Their old core market of trading shares on the secondary market is pretty much dead, as institutional investors deal direct with each other and do their own research.

That means small brokers’ hordes of young analysts and traders are, it pains me to say, an expensive luxury.

There’s been some bloodletting already, but what these firms really need is to merge and turn themselves into a small number of bigger specialist merchant banks. That would concentrate into fewer, better businesses the relatively small number of experienced players with the ability to bring deals to company boardrooms.

It happened in the 1970s, when the City was on its knees, driving the old broking partnerships together into businesses with ever-longer names: remember Scott Goff Layton?

With Panmure’s brand and pedigree, it should be one of the winners this time around.

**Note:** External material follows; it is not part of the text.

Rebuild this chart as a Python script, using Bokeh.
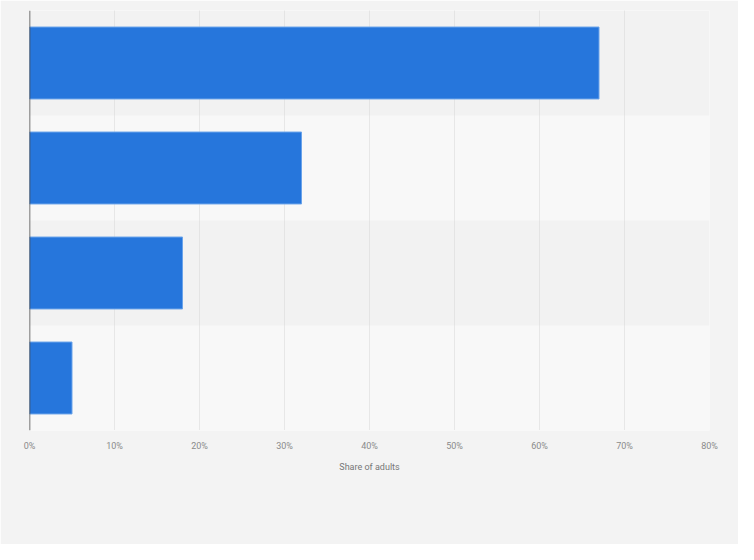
from bokeh.plotting import figure
from bokeh.models import Range1d, FixedTicker, Span, BoxAnnotation, ColumnDataSource
from bokeh.embed import file_html
from bokeh.resources import INLINE

# data
rows = [1, 2, 3, 4]
values = [67, 32, 18, 5]
tick_values = [0, 10, 20, 30, 40, 50, 60, 70, 80]
tick_labels = ["0%", "10%", "20%", "30%", "40%", "50%", "60%", "70%", "80%"]
x_title = "Share of adults"

p = figure(width=738, height=544, output_backend="svg", toolbar_location=None,
           frame_width=680, frame_height=420,
           x_range=Range1d(0, 80), y_range=Range1d(4.5, 0.5),
           min_border_left=29, min_border_top=10, min_border_right=29, min_border_bottom=114)
p.border_fill_color = "#f3f3f3"
p.background_fill_color = "#f8f8f8"
p.outline_line_color = None

# alternating bands
for r in rows:
    if r % 2 == 1:
        p.add_layout(BoxAnnotation(bottom=r - 0.5, top=r + 0.5, fill_color="#f2f2f2",
                                   fill_alpha=1, line_color=None, level="image"))

src = ColumnDataSource(dict(y=rows, v=values))
p.hbar(y="y", right="v", left=0, height=0.685, source=src,
       fill_color="#2676dc", line_color="#6aa3ea", line_width=1)

p.add_layout(Span(location=0, dimension="height", line_color="#444444", line_width=1.5))

p.yaxis.visible = False
p.ygrid.visible = False

p.xgrid.ticker = FixedTicker(ticks=tick_values)
p.xgrid.grid_line_color = "#d6d6d6"
p.xgrid.grid_line_dash = "1 1"
p.xgrid.grid_line_width = 1

ax = p.xaxis[0]
ax.ticker = FixedTicker(ticks=tick_values)
ax.major_label_overrides = {t: l for t, l in zip(tick_values, tick_labels)}
ax.axis_line_color = None
ax.major_tick_line_color = None
ax.minor_tick_line_color = None
ax.major_tick_out = 0
ax.major_tick_in = 0
ax.major_label_standoff = 10
ax.major_label_text_font = "Roboto"
ax.major_label_text_font_size = "9px"
ax.major_label_text_color = "#8a8a8a"
ax.axis_label = x_title
ax.axis_label_text_font = "Roboto"
ax.axis_label_text_font_size = "9px"
ax.axis_label_text_font_style = "normal"
ax.axis_label_text_color = "#777777"
ax.axis_label_standoff = 8

open("out.html", "w").write(file_html(p, INLINE))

To use a sporting metaphor Warner would be familiar with, if it doesn’t want to collapse altogether, the industry needs consolidation on steroids.

EU’s financial fix

London’s insurance chiefs are chuckling in disbelief at the latest sticking point to David Cameron’s EU talks.

European leaders, it seems, are refusing any concession that would put Britain’s financial industry at an advantage.

For insurers, this is ironic in the extreme. Because, when it comes to Europe’s Solvency II rules measuring how much safety cushion cash insurers have, it is Britain that’s hugely disadvantaged.

UK officials were totally outplayed in the years of negotiations that forged the tests, leaving British insurers now looking unfairly weak against rivals such as Axa.

Word is, Mario Draghi realises the likes of France have gamed the system and is mulling a new set of tests.